Italy reverses luxury glamping permit at Sardinia's Tavolara after protests and municipal revolt
The Italian government has withdrawn the fast-track authorization for a luxury glamping development in front of the island of Tavolara, bowing to mass protests and the local council's reversal of its own earlier support.
The project and its path
A luxury glamping scheme by Tavolara Bay srl, controlled by Brazil's JHSF Participações (44 percent) and Luxembourg's CSFG (43 percent) with a small Italian stake, was to be built at Cala Finanza in Loiri Porto San Paolo, on Sardinia's north-east coast. The glamping component sat inside a much wider vision, spanning 120 hectares, for a five-star hotel, 26 villas and an 18-hole golf course, though only the glamping had been formally submitted. On 6 February 2026 the Department for the South at Palazzo Chigi issued a ZES Unica authorization, a special economic zone procedure that allows the government to bypass ordinary planning and landscape rules.
Local council reverses course
On 30 June, the municipal council of Loiri Porto San Paolo voted to revoke deliberation no. 50 of 25 November 2025, which had reclassified the Cala Finanza area in a way that underpinned the state permit. Mayor Francesco Lai explained that the revocation was adopted precisely because the council had scrapped its earlier stance. Regional planning assessor Francesco Spanedda framed the issue as one of institutional respect rather than being for or against investment, adding that extraordinary procedures must not become shortcuts. The council session was followed a day later by a large sit-in of citizens and activists shouting "A foras!" (Sardinian for "out").
Rome steps back
On 2 July, the same Department for the South revoked the February authorization. President of Sardinia Alessandra Todde declared that the region had been right from day one and that the government had to yield to the evidence and take a step back. The mayor called it a victory for loyal collaboration between institutions and proof that the state listens and corrects itself when a municipality exercises its prerogatives seriously. The regional opposition, through Fratelli d'Italia councillor Cristina Usai, accused the centre-left Campo Largo coalition of rewriting reality, claiming that early political acts had altered the planning framework before the backlash forced a retreat.

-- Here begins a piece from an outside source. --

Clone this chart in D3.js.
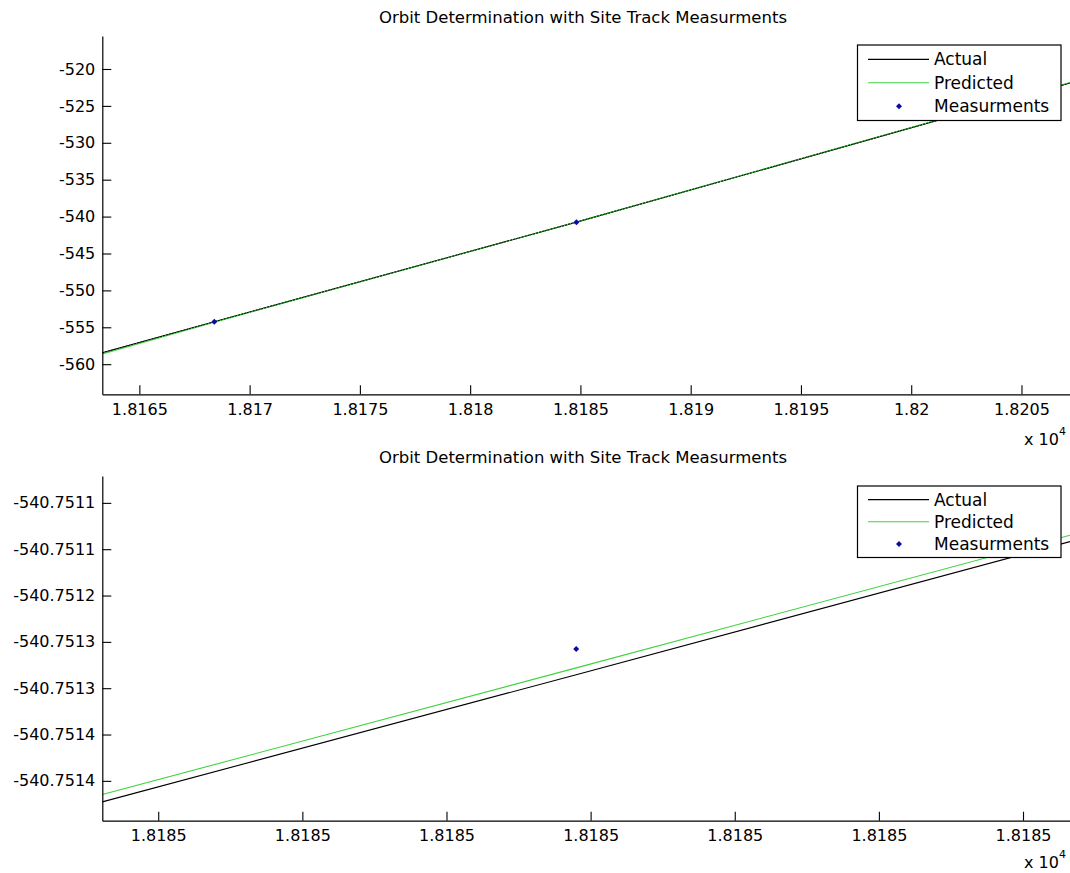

On Cala Finanza we were right. Sardinia was right. The government tried to decide in our place but had to surrender to the evidence and take a step back, revoking the ZES authorization.
The financing knot
Investor structures attracted scrutiny: the Luxembourg vehicle CSFG is owned by wealthy families and managers, with many stakes held through entities in the Virgin Islands, Malta, the Bahamas and Delaware. Economy minister Giancarlo Giorgetti had earlier stated he would block any direct state contribution to companies with beneficiaries in tax havens, while Tavolara Bay maintained that government subsidies are instruments potentially available to any tourism investment meeting legal requirements. The resignation of Loiri Porto San Paolo's tourism assessor Roberto Biancu, brother of the investors' lead coordinator Alberto Biancu, added a local political shockwave.
- Loiri Porto San Paolo council passes deliberation no. 50, reclassifying Cala Finanza area.
- Department for the South grants ZES Unica authorization to Tavolara Bay srl.
- Municipal council votes to revoke deliberation no. 50.
- Hundreds protest at Cala Finanza with a sit-in and chants of 'A foras!'.
- Department for the South revokes the 6 February ZES authorization.